Poco importa quien jugó con quien: cada cual interpretó un papel, uno, el suyo, individual y el resto en una colectividad sorprendida y amordazada.
José: me das pena que te llamen “El tirantes”, a ti, último o mejor penúltimo bandolero –nunca una especie como la tuya se extinguirá–, porque justicieros continuarán yendo de áridas peñas a taurinos cosos de togas y picapleitos. Alimento de turistas blanquecinos, habitantes de fanales, ávidos de topar con especímenes de pan y circo.
Te confieso que tu santo bandolerismo sintonizó hace poco conmigo. Envidié tu faca, tentación demasiado fuerte para el que vive en la selva urbana. Resulta que traté de poner orden en una fila para subir a un autobús urbano porque unos jóvenes trataban de romperlo y me quedé solo, y me llamaron viejo y nadie salió en mi defensa.

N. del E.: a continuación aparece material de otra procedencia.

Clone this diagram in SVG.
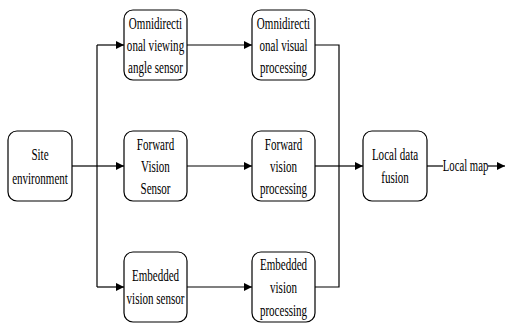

Estoy seguro que de haber estado tú, tan marcial y aguerrido defensor de la justicia, hubiese impuesto el orden natural porque al primer chasquido de tu trinquete los vándalos urbanos hubiesen entonado el perdón, arrodillados a tus pies, besando tus negras manos, curtidas entre bridas y bozales pero untadas por bálsamos de sueños.